Ahora bien: no se puede negar la enorme fuerza social que acompaña a las teorías del indianismo y la descolonización, pues surge de las humillaciones que las sociedades indígenas han sufrido a lo largo de siglos. Estos aparatos conceptuales se basan en memoriales de agravios, típicos de procesos revolucionarios -algunos fundamentados, otros imaginarios-, que derivan su justificación no del carácter racional-analítico de los mismos, sino de su capacidad de apelar a emociones profundas y de convocar a multitudes de alguna manera prestas a la indignación.
Pero: las naciones andinas -como casi todas en el Tercer Mundo- están cada vez más inmersas en el universo globalizado contemporáneo, cuyos productos, valores y hasta necedades van adoptando de modo inexorable, de modo que no resulta fácil separar un paradigma propio y genuino de desarrollo de un modelo externo, imitado a partir de los países occidentales más importantes. Los propios habitantes de los países andinos comparan y miden su realidad con aquella del mundo occidental, y ellos mismos compilan inventarios de sus carencias, los que son elaborados mediante la confrontación de lo propio, percibido como la dimensión del subdesarrollo, con las ventajas ajenas.

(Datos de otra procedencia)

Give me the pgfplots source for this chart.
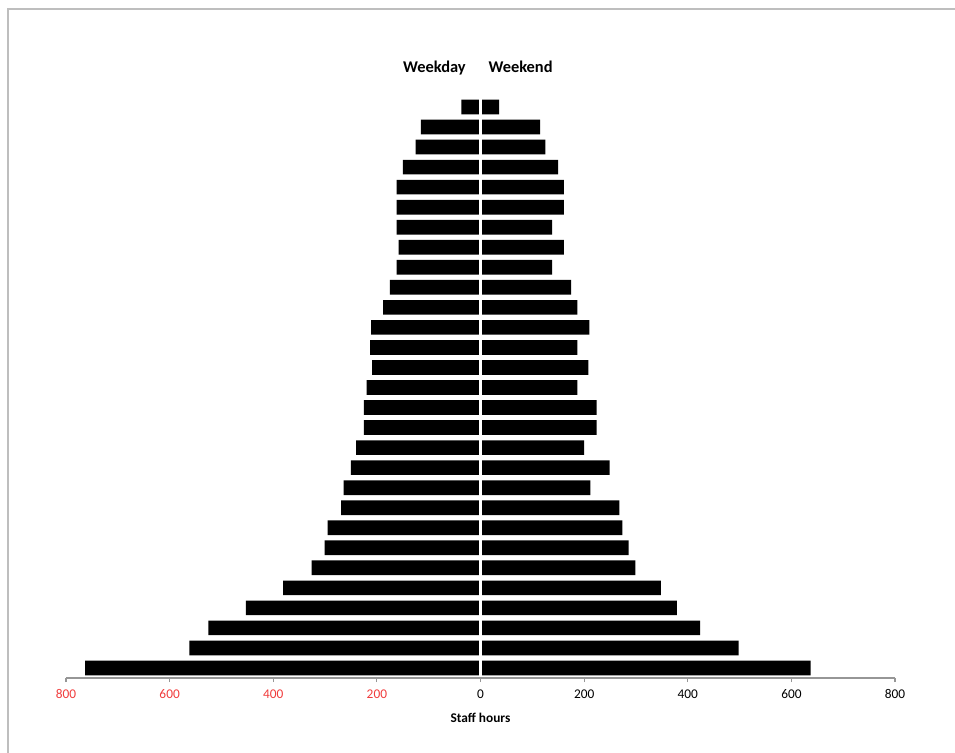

Es superfluo añadir cuál es el paradigma evolutivo para la mayor parte de la población involucrada.
Una gran parte del discurso indianista es probablemente una ideología en sentido clásico, es decir: un intento de justificar intereses materiales y prosaicos mediante argumentos históricos que pretenden hacer pasar estos intereses particulares de grupos como si fuesen intereses generales de las naciones indias. Las “reivindicaciones históricas” de los pueblos indios son, por lo menos parcialmente, ensayos normales y corrientes para dar verosimilitud al designio de controlar recursos naturales y financieros -como es el caso de la tierra, los bosques y los hidrocarburos- de parte de sectores políticos que han advertido las ventajas de la organización colectiva. Los que hablan en nombre de los pueblos indígenas persiguen en el fondo objetivos muy convencionales: poder y dinero.
Para concluir: es comprensible que en el ámbito andino se haya conformado un memorial de agravios contra la larga soberanía española. Las doctrinas del indianismo y la descolonización constituyen un mecanismo para expresar y mitigar el dolor de las víctimas de la era colonial. Pero los resultados prácticos de estos esfuerzos son ambivalentes y muchas veces se entremezclan con anhelos de dominación de nuevas élites que hablan en nombre de las víctimas. Es decir: la repetición de la historia universal.